Objective: This study aims to discover and identify the potential inhibitors against the most influential
ERα receptor by the computational approach of 134 phytochemicals from 17 medicinal plants
by using in silico docking studies.
Methods: The molecular docking was performed by a genetic algorithm using the Auto Dock Vina
program, and the validation of docking was also performed by using Molecular Dynamic (MD)
simulation by the Desmond tool of Schrödinger molecular modeling.
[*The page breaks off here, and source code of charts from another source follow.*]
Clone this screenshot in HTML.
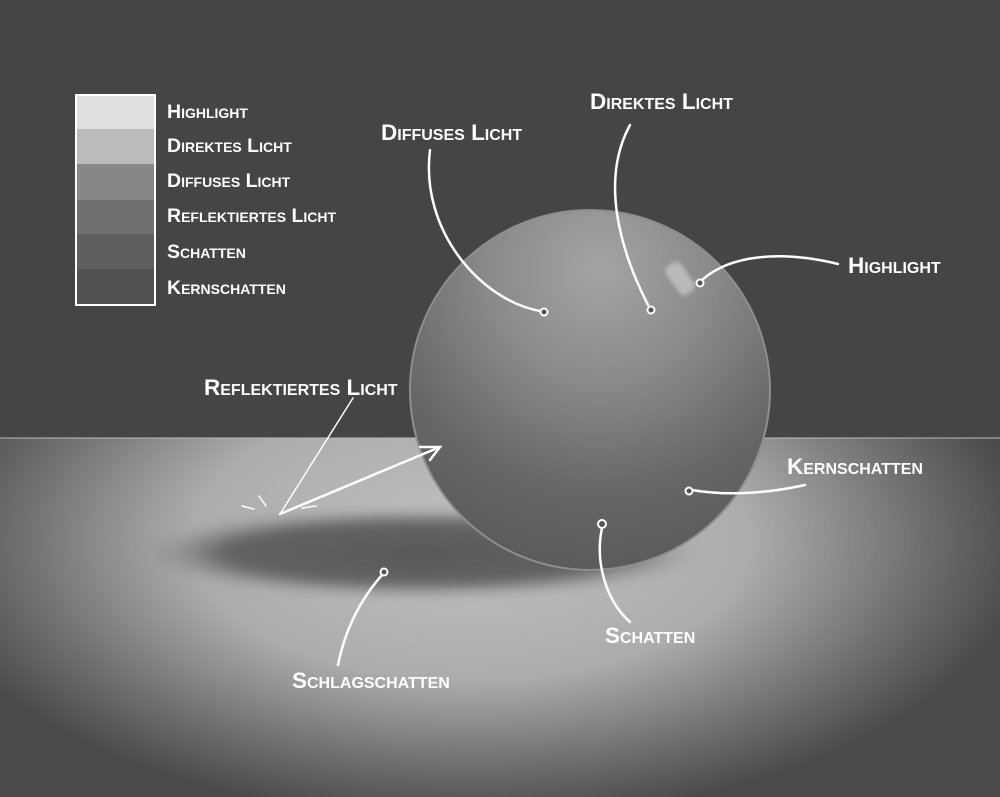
<!DOCTYPE html>
<html><head><meta charset="utf-8"><style>
html,body{margin:0;padding:0;background:#454545;}
svg{display:block}
text{font-family:"Liberation Sans",sans-serif;font-variant:small-caps;fill:#fff;font-weight:bold;}
</style></head><body>
<svg width="1000" height="797" viewBox="0 0 1000 797" xmlns="http://www.w3.org/2000/svg">
<defs>
<radialGradient id="floor" cx="470" cy="540" r="560" gradientUnits="userSpaceOnUse" gradientTransform="translate(470 540) scale(1 0.5) translate(-470 -540)">
<stop offset="0" stop-color="#c2c2c2"/><stop offset="0.5" stop-color="#acacac"/><stop offset="0.8" stop-color="#707070"/><stop offset="1" stop-color="#4a4a4a"/>
</radialGradient>
<radialGradient id="sph" cx="600" cy="270" r="320" gradientUnits="userSpaceOnUse">
<stop offset="0" stop-color="#a4a4a4"/><stop offset="0.35" stop-color="#8a8a8a"/><stop offset="0.7" stop-color="#666"/><stop offset="1" stop-color="#585858"/>
</radialGradient>
<radialGradient id="shd" cx="0.5" cy="0.5" r="0.5">
<stop offset="0" stop-color="#585858"/><stop offset="0.7" stop-color="#636363"/><stop offset="1" stop-color="#8a8a8a" stop-opacity="0"/>
</radialGradient>
<filter id="bl"><feGaussianBlur stdDeviation="6"/></filter>
<filter id="bl2"><feGaussianBlur stdDeviation="2"/></filter>
</defs>
<rect width="1000" height="438" fill="#454545"/>
<rect y="438" width="1000" height="359" fill="url(#floor)"/>
<rect y="437" width="1000" height="2" fill="#bbb" opacity="0.5"/>
<ellipse cx="420" cy="553" rx="280" ry="44" fill="url(#shd)" filter="url(#bl)"/>
<circle cx="590" cy="390" r="180" fill="url(#sph)" stroke="#8e8e8e" stroke-width="2"/>
<rect x="672" y="262" width="18" height="34" rx="6" fill="#dcdcdc" opacity="0.55" filter="url(#bl2)" transform="rotate(-35 680 280)"/>
<!-- legend -->
<rect x="76" y="95" width="79" height="210" fill="#444" stroke="#fff" stroke-width="2"/>
<rect x="77" y="96" width="77" height="33" fill="#e0e0e0"/>
<rect x="77" y="129" width="77" height="35" fill="#bbb"/>
<rect x="77" y="164" width="77" height="36" fill="#878787"/>
<rect x="77" y="200" width="77" height="34" fill="#707070"/>
<rect x="77" y="234" width="77" height="35" fill="#5f5f5f"/>
<rect x="77" y="269" width="77" height="35" fill="#525252"/>
<g font-size="19.5" font-weight="normal" style="font-weight:600">
<text x="167" y="118">Highlight</text>
<text x="167" y="152">Direktes Licht</text>
<text x="167" y="187">Diffuses Licht</text>
<text x="167" y="222">Reflektiertes Licht</text>
<text x="167" y="258">Schatten</text>
<text x="167" y="294">Kernschatten</text>
</g>
<g font-size="22.5">
<text x="381" y="140">Diffuses Licht</text>
<text x="590" y="109">Direktes Licht</text>
<text x="848" y="273">Highlight</text>
<text x="204" y="395">Reflektiertes Licht</text>
<text x="787" y="474">Kernschatten</text>
<text x="605" y="643">Schatten</text>
<text x="292" y="688">Schlagschatten</text>
</g>
<g fill="none" stroke="#fff" stroke-width="2.5" stroke-linecap="round">
<path d="M430 150 C420 230 480 300 540 311"/>
<path d="M630 125 C600 180 620 250 648 305"/>
<path d="M838 264 C780 250 730 255 702 280"/>
<path d="M805 485 C760 495 720 495 692 490"/>
<path d="M602 528 C595 560 605 600 630 622"/>
<path d="M382 575 C360 600 345 630 338 665"/>
<path d="M280 514 L440 447 M420 447 L440 447 L430 460" stroke-width="2.5"/>
<path d="M280 514 L353 398" stroke-width="1.5"/>
<path d="M242 506 L254 509 M259 496 L266 506 M302 508 L316 506" stroke-width="1.5"/>
</g>
<g fill="#555" stroke="#fff" stroke-width="2">
<circle cx="544" cy="312" r="3.5"/><circle cx="651" cy="310" r="3.5"/><circle cx="700" cy="283" r="3.5"/>
<circle cx="689" cy="491" r="3.5"/><circle cx="602" cy="524" r="4"/><circle cx="384" cy="572" r="3.5"/>
</g>
</svg>
</body></html>
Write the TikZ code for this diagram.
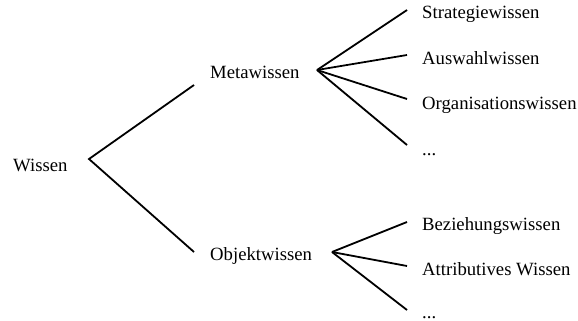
\documentclass[tikz,border=0pt]{standalone}
\usepackage{fontspec}
\setmainfont{Liberation Serif}
\begin{document}
\begin{tikzpicture}[x=1pt,y=-1pt,
  label/.style={anchor=base west,inner sep=0pt,font=\fontsize{18.7}{22}\selectfont},
  branch/.style={line width=1.8pt}]
\useasboundingbox (0,0) rectangle (578,321);
% text nodes, placed by baseline
\node[label] (wissen) at (13,171) {Wissen};
\node[label] (meta) at (210,78) {Metawissen};
\node[label] (objekt) at (210,260) {Objektwissen};
\node[label] (strat) at (422,18.5) {Strategiewissen};
\node[label] (ausw) at (422,64) {Auswahlwissen};
\node[label] (orga) at (422,109.5) {Organisationswissen};
\node[label] (mdots) at (422,155) {...};
\node[label] (bez) at (422,230) {Beziehungswissen};
\node[label] (attr) at (422,275) {Attributives Wissen};
\node[label] (odots) at (422,318.5) {...};
% fan vertices and branch ends
\coordinate (w0) at (89,159);
\coordinate (w1) at (194,85);
\coordinate (w2) at (194,252);
\coordinate (m0) at (317,70);
\coordinate (m1) at (407,10);
\coordinate (m2) at (407,55);
\coordinate (m3) at (407,99);
\coordinate (m4) at (407,145);
\coordinate (o0) at (332,252);
\coordinate (o1) at (407,222);
\coordinate (o2) at (407,266);
\coordinate (o3) at (407,310);
% branches
\draw[branch] (w1) -- (w0) -- (w2);
\foreach \e in {m1,m2,m3,m4} \draw[branch] (m0) -- (\e);
\foreach \e in {o1,o2,o3} \draw[branch] (o0) -- (\e);
\end{tikzpicture}
\end{document}
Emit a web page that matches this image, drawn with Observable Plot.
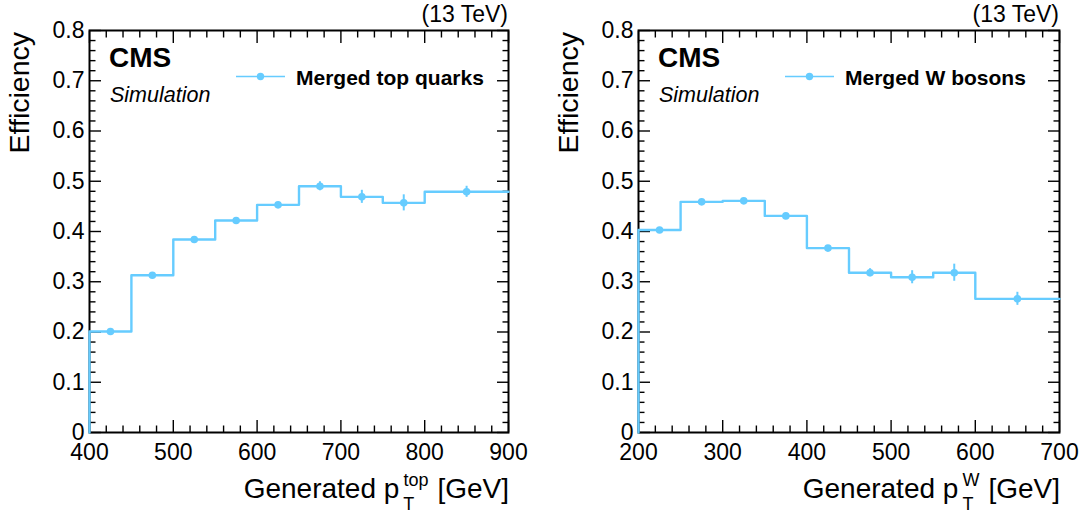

Drug-likeness properties and
toxicity studies were conducted using SWISS PRO.
Results: The top ten highest binding energy phytochemicals ginicidin (-10.8 kcal/mol), lemairone
(-10.5 kcal/mol), ixoratannin (-10.0 kcal/mol), hydnocarpine (-9.8 kcal/mol), arabelline (-9.8
kcal/mol), acutilobine E (-9.8 kcal/mol), chaparinone (-8.9 kcal/mol), plumieride coumerate (-8.8
kcal/mol), acutilobine C (-8.7 kcal/mol), and mezerein (-8.7 kcal/mol) were taken for drug-likeness
test and ADMET profile prediction with the help of web-based server SWISS ADME and protoxII.
Docking's study dictated that ten phytochemical constituents showed greater binding interactions
than standard tamoxifen (-6.6 kcal/mol) towards the target protein ERα. MSD study was achieved
for the most active 4 phytoconstituents, and the stability of the ligand-protein complex was confirmed
and showed that all the four compounds possess comparatively stable ligand-protein complexes
with ERα target as compared to the tamoxifen-ERα complex.
Conclusion: Among the top ten phytochemicals, ginicidin (glycoside) formed a more stable complex
and had greater binding affinity than standard tamoxifen with better safety profiles. Hence,
this compound can be further studied for lead optimization and drug development for the treatment
of breast cancer.